Why Your Competitor Shows Up on Google and You Don't (And How to Fix It)
Local SEO explained in plain English — how small businesses get found on Google by people nearby who are ready to buy.
You need a plumber. Fast. You grab your phone and type "best plumber in Oslo." Three names pop up at the top of Google, with stars, photos, and a little map. You call the first one.
Here's the question nobody asks: why those three? And more importantly — if you run a local business, why isn't it you?
What "Local SEO" Actually Means
SEO stands for Search Engine Optimisation. Fancy term, simple idea: it's everything that convinces Google your business is the right answer when someone nearby searches for what you do.
Local SEO specifically is about showing up for people in your area — not someone in London, not a random visitor from another country, but someone two streets away who needs your service today.
Think of Google as a very paranoid tour guide. Before recommending a business to a visitor, it asks three questions: Is this place real? Is it close? Is it any good? Your job is to answer all three with a loud, confident "yes."
The Map Pack — That Little Box That Changes Everything
When you search for a local service, Google often shows a map with three business listings right below it. People in the industry call this the "map pack." It sits above the regular website results, which means it gets seen first.
Getting into that map pack is often worth more than anything else you can do for your online presence. It's prime real estate — and it's free, if you know how to claim it.
Step One: Claim Your Google Business Profile
This is your single most important move. A Google Business Profile (previously called Google My Business) is a free listing that tells Google — and potential customers — who you are, where you are, what you do, and when you're open.
If you haven't claimed yours yet, there's a solid chance Google has created a bare-bones version of your business already, with incomplete or wrong information. Claiming it takes about 15 minutes, and it puts you in control.
Fill in everything. Hours, photos, phone number, website, a short description of your services. The more complete your profile, the more seriously Google takes you.
Step Two: Say the Words Your Customers Actually Type
Here's where small businesses often miss a trick. You might describe yourself as an "HVAC solutions provider." Your customers type "heating repair Oslo" or "broken boiler fix."
Use the words real people use. Put your city or neighbourhood in your website text, page titles, and service descriptions. Not in a weird, robotic way — just naturally. "We've been fixing boilers for families across Oslo for over 10 years" does the job perfectly.
This is called using local keywords, and it signals to Google exactly where you operate and what you do.
Step Three: Your Name, Address, and Phone Number — Everywhere, the Same Way
This one sounds almost too simple, but it trips up a surprising number of businesses. Google cross-checks your information across the internet — your website, Facebook, local directories, review sites. If your address is written three different ways in three different places, Google gets confused and trusts you less.
Pick one format for your business name, address, and phone number. Then use it exactly that way, everywhere. Even small differences matter — "St." versus "Street," a missing unit number, an old phone number on an outdated directory listing.
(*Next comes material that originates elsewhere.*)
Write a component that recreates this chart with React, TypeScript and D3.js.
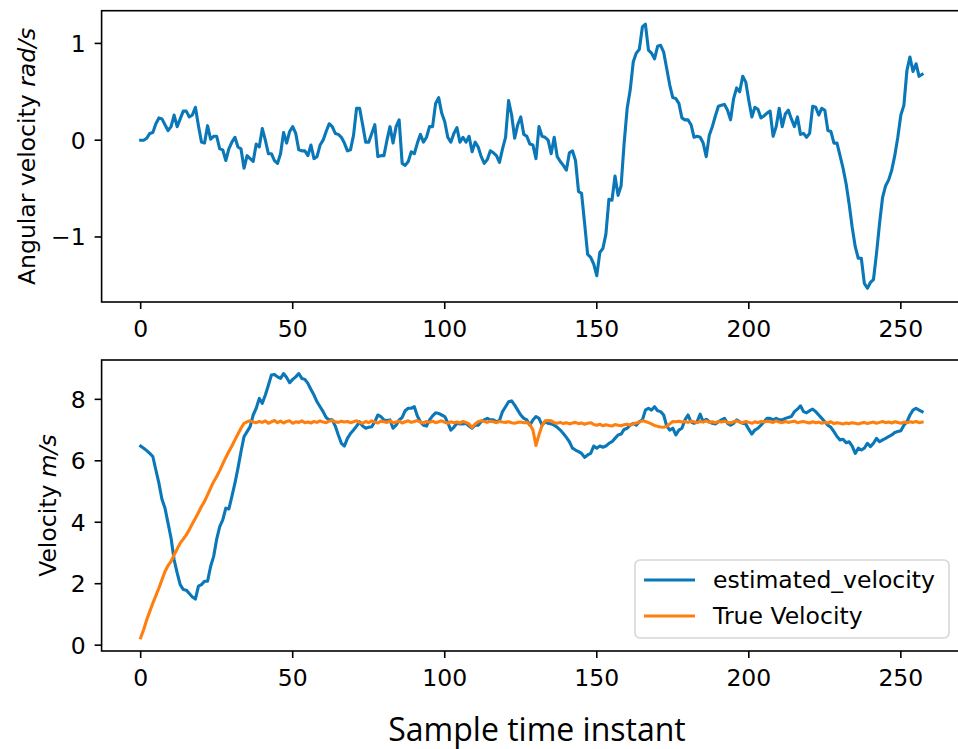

This consistency is called NAP consistency (Name, Address, Phone), and it's one of the quiet signals that tells Google you're a legitimate, established business.
Step Four: Reviews Are Not Optional Anymore
Think about the last time you tried a new restaurant. Did you check the reviews first? So does everyone else — including Google's algorithm.
A steady stream of genuine positive reviews does two things: it convinces real people to call you, and it convinces Google to rank you higher. Ask your happy customers to leave a review. Most people are glad to help when someone asks directly and makes it easy — send them a link straight to your Google review page.
One Oslo-based electrician told me he went from zero online enquiries to booking two weeks out, simply by asking each job's customer to leave a review. Within four months, he was consistently in the top three for his area. No ads. No complicated strategy. Just reviews and a complete profile.
Why the Top Plumber in Oslo Wins Every Time
Back to our plumber. The ones at the top of that search aren't necessarily the best plumbers in the city. They're the ones who claimed their Google profile, kept their information consistent, collected reviews regularly, and mentioned Oslo (and their specific neighbourhoods) on their website.
The plumber down the road with 20 years of experience and a stack of happy customers might be invisible online — not because Google dislikes him, but because he never told Google he existed.
This Takes More Time Than Most Business Owners Expect
Local SEO isn't a one-afternoon job. It's a handful of smart steps done properly, then maintained over time. Done well, it compounds — a good profile today brings reviews next month, which brings more visibility next quarter.